Лу Нань тут же написал несколько писем и через своих слуг разослал их во все концы. Среди друзей, к которым обратился поэт, были и состоящие на службе, были и чиновники в отставке. Получив письма, они были потрясены случившимся. Одни обратились прямо к начальнику уезда, настаивая на смягчении приговора, другие — к высшим властям с просьбой пересмотреть дело Лу Наня. Высшие ведомственные чиновники, зная Лу Наня как одного из талантливейших людей и желая ему помочь, вернули донесения Ван Цэня в уезд, причем дали понять, что семье Лу Наня следовало бы подать жалобу в высшую инстанцию, тогда дело можно было бы передать в другое ведомство на пересмотр. Узнав об этом, Лу Нань ожил. Он тут же велел домашним разослать во все вышестоящие ямэни жалобы на несправедливые действия Ван Цэня, и каждый ямэнь действительно вынес решение о передаче дела Лу Наня в областную судебную управу для пересмотра. Областной судья, который был уже в курсе дела, тем временем успел получить много писем и просьб — и больше всего из уезда, где начальником был Ван Цэнь. Сам Ван Цэнь за несколько дней получил десятки писем с ходатайством об освобождении поэта и просто не знал, как ему быть, а тут еще вернулись его донесения по делу Лу Наня. Ко всему этому через несколько дней из областной судебной управы пришло распоряжение: Лу Наня вместе с материалами дела доставить в область. Начальник уезда понял, что вышестоящие ведомства намерены освободить Лу Наня, и не на шутку испугался.

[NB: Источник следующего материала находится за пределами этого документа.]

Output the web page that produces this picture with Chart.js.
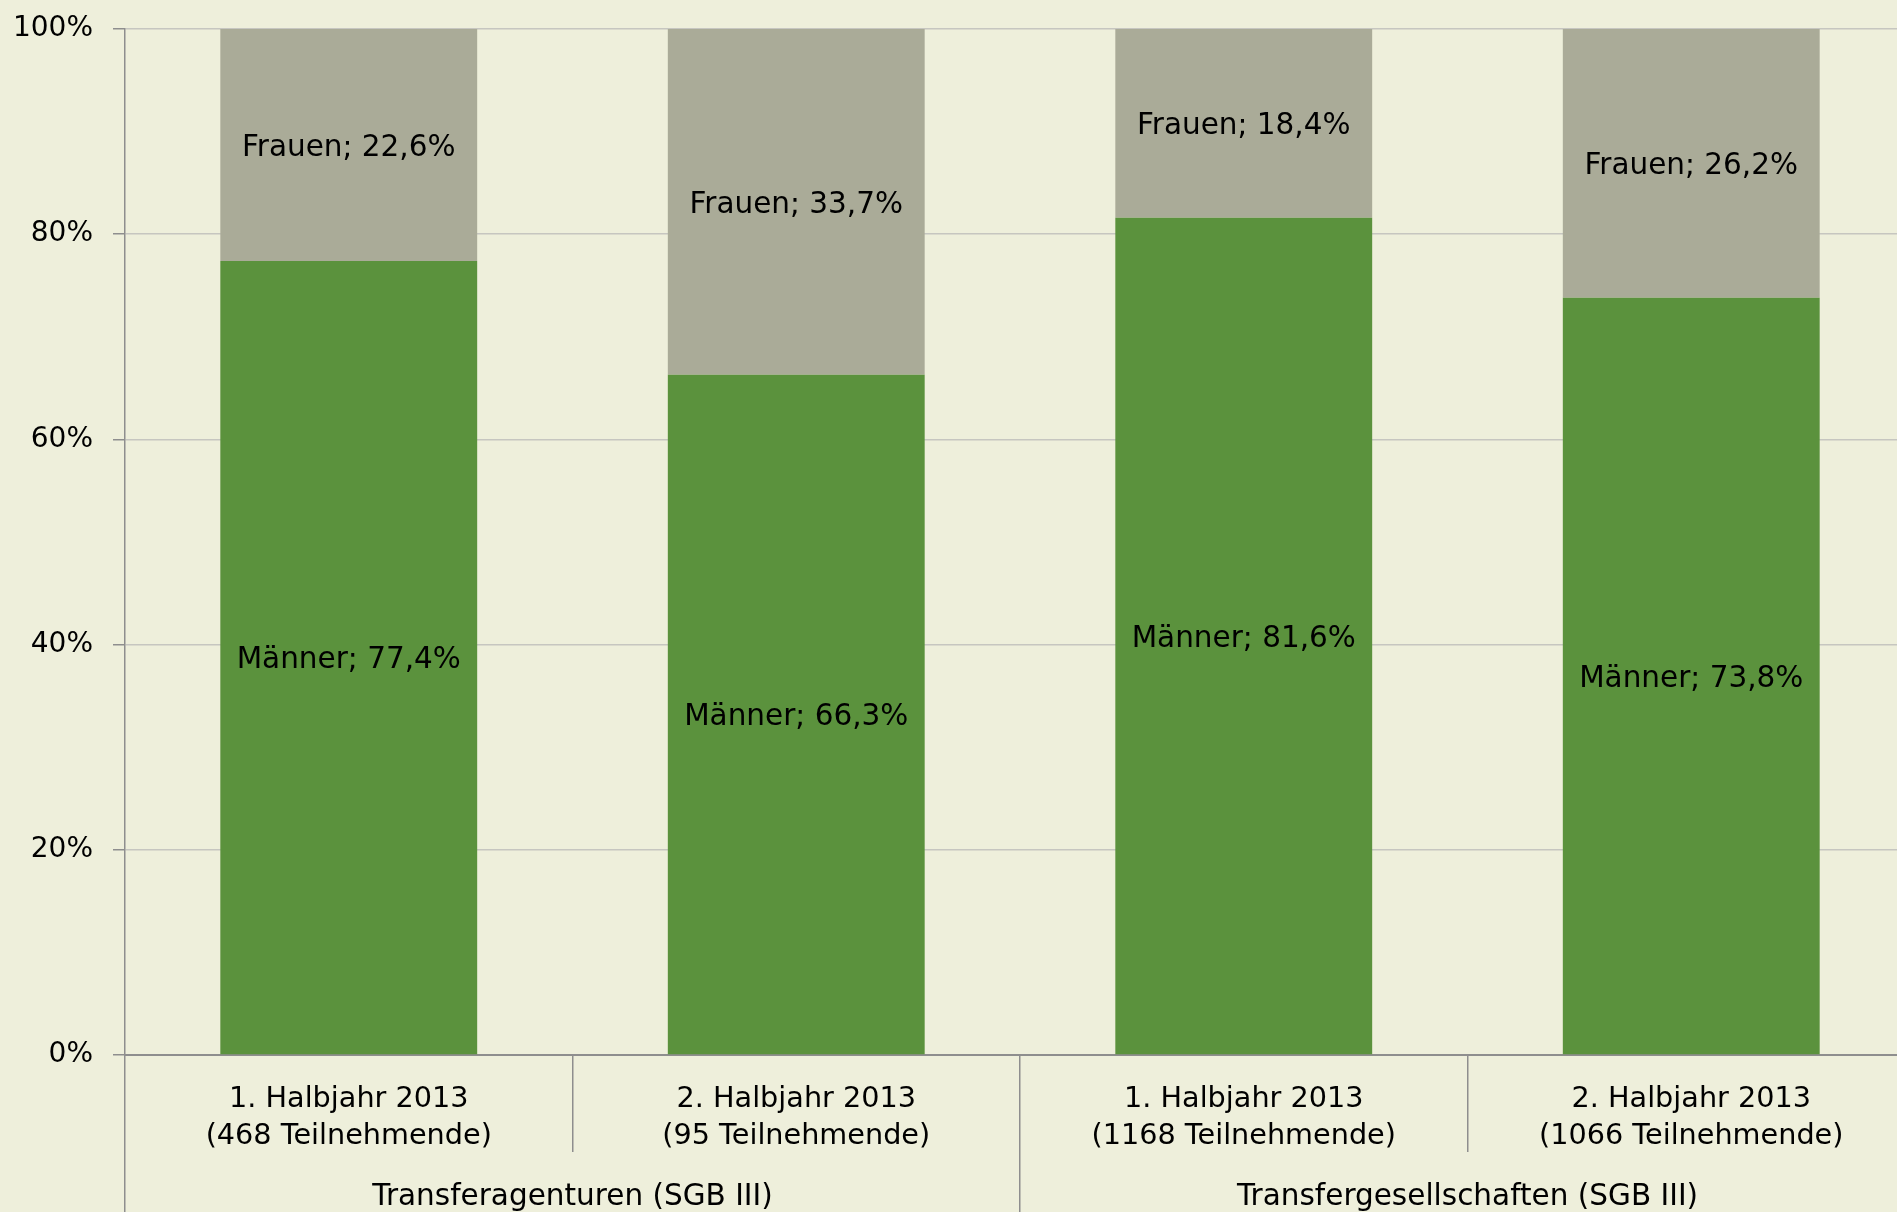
<!DOCTYPE html>
<html>
<head>
<meta charset="utf-8">
<script src="https://cdn.jsdelivr.net/npm/chart.js@4/dist/chart.umd.min.js"></script>
<style>
  html, body { margin: 0; padding: 0; overflow: hidden; background: #EEEFDB; }
  #wrap { width: 1915px; height: 1212px; }
</style>
</head>
<body>
<div id="wrap"><canvas id="c" width="1915" height="1212"></canvas></div>
<script>
const categories = [
  ["1. Halbjahr 2013", "(468 Teilnehmende)"],
  ["2. Halbjahr 2013", "(95 Teilnehmende)"],
  ["1. Halbjahr 2013", "(1168 Teilnehmende)"],
  ["2. Halbjahr 2013", "(1066 Teilnehmende)"]
];
const groups = ["Transferagenturen (SGB III)", "Transfergesellschaften (SGB III)"];
const maenner = [77.4, 66.3, 81.6, 73.8];
const frauen = [22.6, 33.7, 18.4, 26.2];
const seriesNames = ["Männer", "Frauen"];
const yMin = 0, yMax = 100, yStep = 20;

const FONT = "'DejaVu Sans', Verdana, sans-serif";
const TEXT = "#000000";
const AXIS = "#8E8E8E";

const labelPlugin = {
  id: 'segLabels',
  afterDatasetsDraw(chart) {
    const ctx = chart.ctx;
    ctx.save();
    ctx.font = "29.5px " + FONT;
    ctx.fillStyle = TEXT;
    ctx.textAlign = 'center';
    ctx.textBaseline = 'middle';
    chart.data.datasets.forEach((ds, di) => {
      const meta = chart.getDatasetMeta(di);
      meta.data.forEach((el, i) => {
        const p = el.getProps(['x', 'y', 'base'], true);
        const v = ds.data[i].toFixed(1).replace('.', ',');
        ctx.fillText(ds.label + "; " + v + "%", p.x, (p.y + p.base) / 2 + 3);
      });
    });
    ctx.restore();
  }
};

new Chart(document.getElementById('c'), {
  type: 'bar',
  data: {
    labels: categories,
    datasets: [
      { label: seriesNames[0], data: maenner, backgroundColor: '#5B923D', borderWidth: 0,
        barPercentage: 0.574, categoryPercentage: 1.0 },
      { label: seriesNames[1], data: frauen, backgroundColor: '#AAAB98', borderWidth: 0,
        barPercentage: 0.574, categoryPercentage: 1.0 }
    ]
  },
  options: {
    responsive: false,
    animation: false,
    layout: { padding: { top: 29, left: 0, right: 0, bottom: 0 } },
    plugins: { legend: { display: false }, tooltip: { enabled: false } },
    scales: {
      x: {
        stacked: true,
        weight: 0,
        offset: true,
        grid: { offset: true, drawOnChartArea: false, drawTicks: true, tickLength: 97, color: AXIS, lineWidth: 1.5 },
        border: { display: true, color: AXIS, width: 2 },
        ticks: { font: { family: FONT, size: 28.7, lineHeight: 1.3 }, color: TEXT, padding: -71, autoSkip: false, maxRotation: 0, minRotation: 0 },
        afterFit(s) { s.height = 97; s.paddingTop = 0; s.paddingBottom = 0; }
      },
      x2: {
        type: 'category',
        labels: groups,
        position: 'bottom',
        weight: 1,
        offset: true,
        grid: { offset: true, drawOnChartArea: false, drawTicks: true, tickLength: 60, color: AXIS, lineWidth: 1.5 },
        border: { display: false },
        ticks: { font: { family: FONT, size: 29.5, lineHeight: 1.3 }, color: TEXT, padding: -34, autoSkip: false, maxRotation: 0, minRotation: 0 },
        afterFit(s) { s.height = 60; s.paddingTop = 0; s.paddingBottom = 0; }
      },
      y: {
        stacked: true,
        min: yMin, max: yMax,
        grid: { color: '#C6C6C0', lineWidth: 1.5, tickLength: 12, tickColor: AXIS, drawTicks: true },
        border: { display: true, color: AXIS, width: 1.5 },
        ticks: { stepSize: yStep, font: { family: FONT, size: 28 }, color: TEXT, padding: 20,
          callback: v => v + '%' },
        afterFit(s) { s.width = 125; s.paddingTop = 0; s.paddingBottom = 0; }
      }
    }
  },
  plugins: [labelPlugin]
});
</script>
</body>
</html>
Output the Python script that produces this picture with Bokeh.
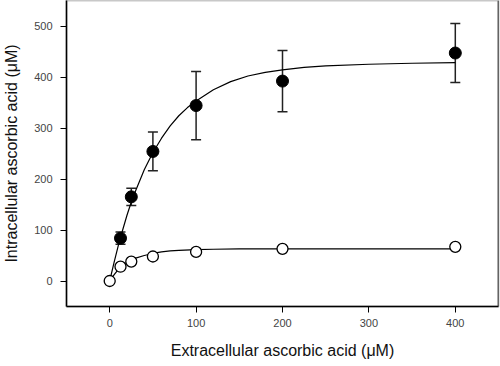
from bokeh.plotting import figure
from bokeh.models import ColumnDataSource, Whisker, TeeHead, Span, Range1d, FixedTicker
from bokeh.embed import file_html
from bokeh.resources import INLINE

# data
conc = [12.5, 25, 50, 100, 200, 400]
filled_y = [84, 165, 254, 344, 392, 447]
filled_err = [12, 17, 38, 67, 60, 58]

open_x = [0, 12.5, 25, 50, 100, 200, 400]
open_y = [0, 28, 38, 48, 57, 63, 67]

fit_filled_x = [0, 5, 10, 15, 20, 25, 30, 40, 50, 60, 70, 80, 90, 100, 120, 140, 160, 180, 200, 225, 250, 300, 350, 400]
fit_filled_y = [0, 36, 70, 100, 129, 155, 177, 218, 252, 280, 304, 324, 340, 353, 375, 391, 402, 409, 414, 419, 422, 425, 427, 428]

fit_open_x = [0, 5, 10, 15, 20, 25, 30, 40, 50, 60, 70, 80, 100, 120, 150, 200, 300, 400]
fit_open_y = [0, 12, 23, 31, 37, 41, 45, 50, 54, 57, 59, 60, 61.5, 62.3, 62.8, 63, 63, 63]

x_ticks = [0, 100, 200, 300, 400]
y_ticks = [0, 100, 200, 300, 400, 500]
x_lo, x_hi = -50, 450
y_lo, y_hi = -50, 550

FONT = "Liberation Sans"

p = figure(frame_width=432, frame_height=306, output_backend="svg", toolbar_location=None,
           x_range=Range1d(x_lo, x_hi), y_range=Range1d(y_lo, y_hi),
           min_border_left=57, min_border_right=3, min_border_top=0, min_border_bottom=52)
p.xgrid.visible = False
p.ygrid.visible = False
p.outline_line_color = "#c8c8c8"
p.outline_line_width = 2
p.background_fill_color = "white"
p.border_fill_color = "white"

for ax in (p.xaxis[0], p.yaxis[0]):
    ax.axis_line_color = "black"
    ax.axis_line_width = 1.5
    ax.major_tick_line_color = "black"
    ax.major_tick_line_width = 1
    ax.major_tick_out = 6
    ax.major_tick_in = 0
    ax.minor_tick_line_color = None
    ax.major_label_text_font = FONT
    ax.major_label_text_font_size = "11px"
    ax.major_label_text_color = "#444444"
    ax.axis_label_text_font = FONT
    ax.axis_label_text_font_size = "16px"
    ax.axis_label_text_font_style = "normal"
    ax.axis_label_text_color = "#111111"

p.xaxis[0].major_label_standoff = 6
p.yaxis[0].major_label_standoff = 8
p.xaxis[0].ticker = FixedTicker(ticks=x_ticks)
p.yaxis[0].ticker = FixedTicker(ticks=y_ticks)
p.xaxis[0].axis_label = "Extracellular ascorbic acid (\u03bcM)"
p.yaxis[0].axis_label = "Intracellular ascorbic acid (\u03bcM)"
p.xaxis[0].axis_label_standoff = 12
p.yaxis[0].axis_label_standoff = 11

p.add_layout(Span(location=x_hi, dimension="height", line_color="black", line_width=1.5))

# fitted curves
p.line(fit_filled_x, fit_filled_y, line_color="black", line_width=1.2)
p.line(fit_open_x, fit_open_y, line_color="black", line_width=1.2)

# error bars
src = ColumnDataSource(dict(x=conc, y=filled_y,
                            upper=[a + b for a, b in zip(filled_y, filled_err)],
                            lower=[a - b for a, b in zip(filled_y, filled_err)]))
w = Whisker(source=src, base="x", upper="upper", lower="lower", line_color="#222222", line_width=1.5,
            upper_head=TeeHead(size=10, line_color="#222222", line_width=1.5),
            lower_head=TeeHead(size=10, line_color="#222222", line_width=1.5))
p.add_layout(w)

p.scatter(x="x", y="y", source=src, size=12, fill_color="black", line_color="black")
p.scatter(open_x, open_y, size=11, fill_color="white", line_color="black", line_width=1.3)

open("out.html", "w").write(file_html(p, INLINE))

«До чего изворотлив, негодяй! — возмущался начальник уезда. — Как это он, сидя в тюрьме, сумел связаться с различными учреждениями и все наладить? Если его освободят, он мне не простит. Ладно, раз начал дело, надо его кончать. Худую траву надо рвать с корнем, а то потом бед не оберешься!»

В тот же вечер Ван Цэнь велел Тань Цзуню отправиться в тюрьму и приказать Цай Сяню немедленно заготовить свидетельство о болезни Лу Наня. Ночью поэта должны были вывести в уединенное место и покончить с ним.

Как жаль, что человек такого таланта и эрудиции канет в вечность в глубинах этой тюрьмы! Да!

Но надо немного вернуться и сказать, что в уезде Сюньсянь помощником уездного инспектора по уголовным делам был некий Дун Шэнь из чиновной семьи. Дела он вел энергично, действовал всегда справедливо, мягко, без крайностей. Дун Шэнь никак не мог в душе смириться с лицеприятным решением начальника уезда по делу Лу Наня. Но он был всего-навсего мелким чиновником и не посмел вмешиваться. Каждый раз, когда Дун Шэнь приходил по делам службы в тюрьму, он непременно заходил к Лу Наню побеседовать, так что вскоре между ними завязалась дружба.